これは相手の話しを真似るわけでも相手の仕草を真似るわけでもなく、「話し方」を真似ます。「話すリズムを合わせる」というイメージです。

例えば、相手が早口で話をするのであれば聞き手も早口で話をします。相手がゆっくりとした感じで話をするのであれば、聞き手もゆっくりとした感じで話をするのです。

ミラーリングよりもはっきりと類似性を感じやすいので効果的なのですが、ミラーリングよりも難度は上がります。

基本的に初対面の相手に対してペーシングを行うのは厳しいでしょう。

相手の話し方もリズムもまったくわからないからです。

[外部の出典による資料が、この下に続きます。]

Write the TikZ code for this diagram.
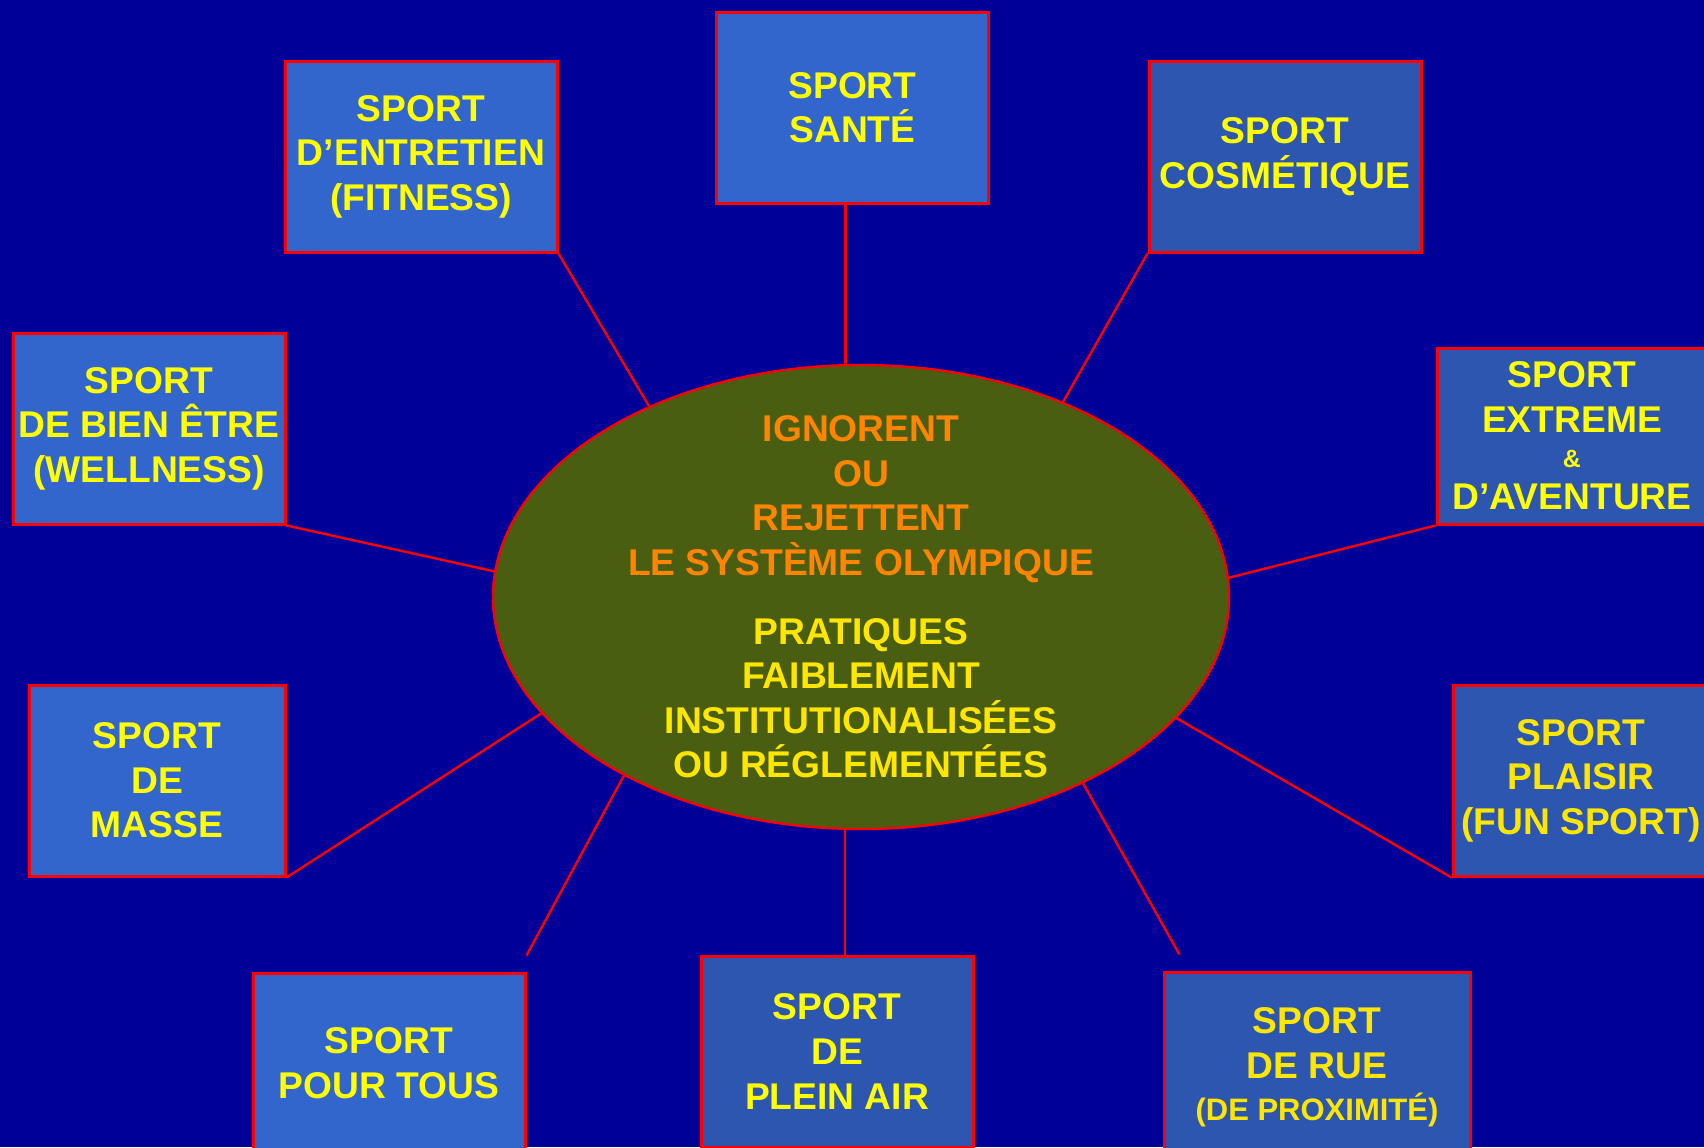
\documentclass[tikz,border=0pt]{standalone}
\usepackage{fontspec}
\setmainfont{Liberation Sans}
\usepackage{tikz}
\usetikzlibrary{calc}
\usetikzlibrary{shapes.geometric}
\usetikzlibrary{positioning}
\definecolor{fond}{RGB}{0,0,153}
\definecolor{boiteclair}{RGB}{51,102,204}
\definecolor{boitefonce}{RGB}{44,86,176}
\definecolor{olive}{RGB}{74,94,18}
\definecolor{jaune}{RGB}{255,255,0}
\definecolor{jauneor}{RGB}{255,230,0}
\definecolor{orange}{RGB}{255,133,0}
\tikzset{sport/.style={rectangle,draw=red,line width=1.5pt,fill=boiteclair,text=jaune,align=center,inner sep=0pt,minimum width=136pt,minimum height=95.5pt,font=\bfseries\fontsize{18.6}{22.3}\selectfont}}
\tikzset{sportf/.style={sport,fill=boitefonce}}
\tikzset{centre/.style={ellipse,draw=red,line width=1.2pt,fill=olive,inner sep=0pt,minimum width=368pt,minimum height=232pt}}
\tikzset{centretexte/.style={align=center,inner sep=0pt,font=\bfseries\fontsize{18.6}{22.3}\selectfont}}
\tikzset{lien/.style={draw=red,line width=1.2pt}}

\begin{document}
\begin{tikzpicture}[x=0.5pt,y=-0.5pt]

\fill[fond] (0,0) rectangle (1704,1147);
\useasboundingbox (0,0) rectangle (1704,1147);

\node[centre] (olymp) at (861,597) {};
\node[centretexte] (olymptexte) at (olymp.center) {\textcolor{orange}{IGNORENT}\\\textcolor{orange}{OU}\\\textcolor{orange}{REJETTENT}\\\textcolor{orange}{LE SYSTÈME OLYMPIQUE}\\[12pt]\textcolor{jauneor}{PRATIQUES}\\\textcolor{jauneor}{FAIBLEMENT}\\\textcolor{jauneor}{INSTITUTIONALISÉES}\\\textcolor{jauneor}{OU RÉGLEMENTÉES}};

% top row
\node[sport] (sante) at (852.5,107.5) {SPORT\\SANTÉ};
\node[sport] (entretien) at (421,156.5) {SPORT\\D’ENTRETIEN\\(FITNESS)};
\node[sportf] (cosmetique) at (1285,156.5) {SPORT\\COSMÉTIQUE};

% sides
\node[sport] (bienetre) at (149,428.5) {SPORT\\DE BIEN ÊTRE\\(WELLNESS)};
\node[sportf,minimum width=135pt,minimum height=88pt] (extreme) at (1572,436) {SPORT\\EXTREME\\[-5pt]{\fontsize{12.5}{14}\selectfont \&}\\[-1pt]D’AVENTURE};
\node[sport,minimum width=128pt] (masse) at (157,780.5) {SPORT\\DE\\MASSE};
\node[sportf,minimum width=128pt,text=jauneor] (plaisir) at (1581,780.5) {SPORT\\PLAISIR\\(FUN SPORT)};

% bottom row
\node[sport,minimum height=90pt] (tous) at (389,1063) {SPORT\\POUR TOUS};
\node[sportf] (pleinair) at (837,1051.5) {SPORT\\DE\\PLEIN AIR};
\node[sportf,minimum width=153pt,text=jauneor] (rue) at (1317,1067.5) {SPORT\\DE RUE\\[-1pt]{\fontsize{15.5}{18}\selectfont (DE PROXIMITÉ)}};

% links
\draw[lien] ([xshift=-3.5pt]sante.south) -- ([xshift=-3.5pt]sante.south |- olymp.north);
\draw[lien] (entretien.south east) -- (olymp.138);
\draw[lien] (cosmetique.south west) -- (olymp.44);
\draw[lien] (bienetre.south east) -- (olymp.176.3);
\draw[lien] (extreme.south west) -- (olymp.3.7);
\draw[lien] (masse.south east) -- (olymp.200.5);
\draw[lien] (plaisir.south west) -- (olymp.339.4);
\draw[lien] ([yshift=8pt]tous.north east) -- (olymp.217.2);
\draw[lien] ([xshift=4pt]pleinair.north) -- ([xshift=4pt]pleinair.north |- olymp.south);
\draw[lien] ([xshift=8.5pt,yshift=8pt]rue.north west) -- (olymp.320.9);

\end{tikzpicture}
\end{document}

ミラーリングであれば見たままを真似すればいいので初対面でも可能ですが、ペーシングは相手がかなり話をして、それをしっかり確認してからでなければ使えません。

何度も会話をしている相手であれば話のリズムはよくわかっているはずです。
ペーシングを行うことで、相手は何となく気が合うと感じ始めます。潜在意識で類似性が誘発されているからです。

一方、相手のリズムと真逆になると、ラポールが形成されることはなく、違和感を覚えるようになります。

例えば、相手が静かに小さな声で話をしているのに聞き手がとにかく明るく元気に話をするような状態は、元気づける意図があったとしてもNGです。

誘導する場合は、ラポールが形成されてからにしましょう。

 

 

4.キャリブレーション

ラポールを形成するのは類似性を誘発する方法だけではありません。

普通の人だと気づかないような心情を察知することも、ラポールの形成には効果的です。表情や姿勢、呼吸、声のトーンなどをヒントにして相手の心理状態を認識するのです。これを「キャリブレーション」と呼びます。

例えば、本当はやりたくないけれど、周囲にお願いされ断りづらくて引き受けてしまった人がいるとします。
その人は、「頑張ります」と答えたものの内心は引き受けたことを後悔しています。

そんな心理状態を察知して助け船を出すような感じです。

キャリブレーションは相手のことを観察することですので、いつもよりも声のトーンが低かったり表情が冴えなかったりする点を察する必要があります。

誰も気づかない変化に気付き、心情を察してくれるわけですので信頼感が増すことになります。

とはいえ、一歩踏み込んで相手の心情を察知するキャリブレーションは、一緒にいる時間が長くないと難しいでしょう。

ですので、初対面の相手には使えないテクニックになります。
平常な状況だとどんな表情で、どんな声のトーンなのかを把握しておかなければならないからです。

また、キャリブレーションの難しい点は、相手の心の内に踏み込むことになるので、それを嫌がられる可能性もあるということです。

常にキャリブレーションをしていると、ラポールを形成するどころか嫌われて距離を置かれてしまいます。ですので、重要だと感じた場面でだけ行うことが大切です。

 

まとめ

いかがでしたでしょうか?

ラポールについてまとめてみました。

ラポールの知識を理解し、よい人間関係を築いていただき、豊かな人生を送っていきましょう。